Ein besserer Platz als "draußen" für ein solches Aquarium ist ein unbeheitzter Kellerraum, Schuppen, Garage o.ähnliches, sollte natürlich frostfrei sein.
Jetzt gerade im "draußen", hättest du einen Eisblock mit deinen Fischen drin!
Du kannst ja in dein Becken mal 5 kleine Rotfedern einsetzen und mal eine Zeit halten.
Allerdings sollten diese möglichst unter 10cm sein.
Eine dichte Bepflanzung mögen sie und es sollte insgesammt nicht zu hell eingerichtet sein,
also dunkler Bodengrund.
Je heller das Becken ist desto weniger Färbung zeigen die Fische.
Aber von Züchten kann da keine Rede sein!
Mal abgesehen davon, dass die Fische in dieser Größe, wie es ihnen in dem kleinen Behältnis zuzumuten ist, noch gar nicht im laichfähigen Alter sind!
Mach dir mal Gedanken wie du die Jungfische in den ersten Wochen füttern würdest, da reicht kein eingestreutes Fertigfutter aus der Dose?

Jürgen

P.S. :  ihr meint, dass ist ein Troll?
Ich glaube es ist wirklich ein 14 Jähriger Bengel mit Langeweile und viel Fischfantasie!
Und das hier gefällt mir jedenfalls besser als seine anderen Projekte, wie die Bachverschönerung z.B..
Aber bin dennoch raus hier, hab alles gesagt


----------



## HinnerkThun (7. Januar 2017)

*AW: Rotfedern züchten*

Falls das noch wer liest/antwortet.

Weiß wer ob die Larven zu beginn am  Gewässer Grund oder im Freiwasser sich aufhalten?

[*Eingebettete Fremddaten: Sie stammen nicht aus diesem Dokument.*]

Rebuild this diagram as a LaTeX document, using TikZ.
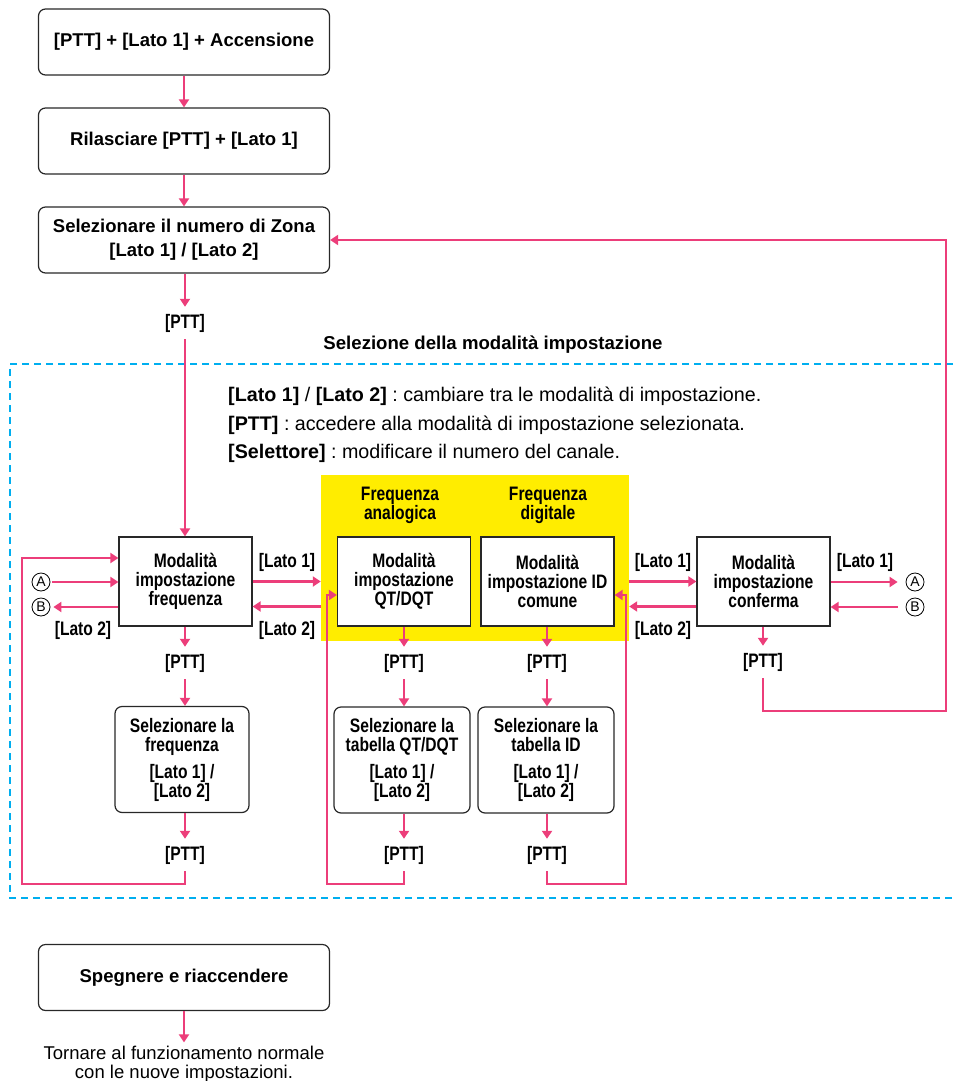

Eine (konstruktive) Antwort wäre nett, aber nach dem Kommentar von Sneep kommt wahrscheinlich eh nicht mehr...


----------



## phirania (7. Januar 2017)

*AW: Rotfedern züchten*

Lesen und antworten wird man hier  bestimmt noch.
Aber Rotaugen wirst du im Aquarium nicht züchten können.


----------



## Mitschman (11. Januar 2017)

*AW: Rotfedern züchten*



HinnerkThun schrieb:


> Falls das noch wer liest/antwortet ...


Du hast dich nun selbst verraten: Wenn du wirklich 14 wärst, dann würdest du um 22:51 Uhr bereits seit einer Stunde schlafen.


----------



## nostradamus (12. Januar 2017)

*AW: Rotfedern züchten*



Mitschman schrieb:


> Du hast dich nun selbst verraten: Wenn du wirklich 14 wärst, dann würdest du um 22:51 Uhr bereits seit einer Stunde schlafen.



der ist gut #6


----------



## lute (12. Januar 2017)

*AW: Rotfedern züchten*

Also fassen wir mal zusammen. 
Dein bekannter hat einen bach ohne forellen. Darum möchtest du in deinem weiher forellen züchten, damit ihr den bach mit diesen besetzen könnt. Die schleien und karpfen sind schließlich auf mysteriöse art und weise verschwunden und ein weiher ohne fisch, dass geht natürlich nicht.
Außerdem möchtest du rotfedern in einem 100x100x100 aquarium züchten, damit die forellen was zum fressen haben. Mit deinen 14 lebensjahren, kannst du dir natürlich keine pellets leisten.
 Da der bach für forellen ungeeignet ist, willst du diesen umbauen und künstliche hotspots anlegen. 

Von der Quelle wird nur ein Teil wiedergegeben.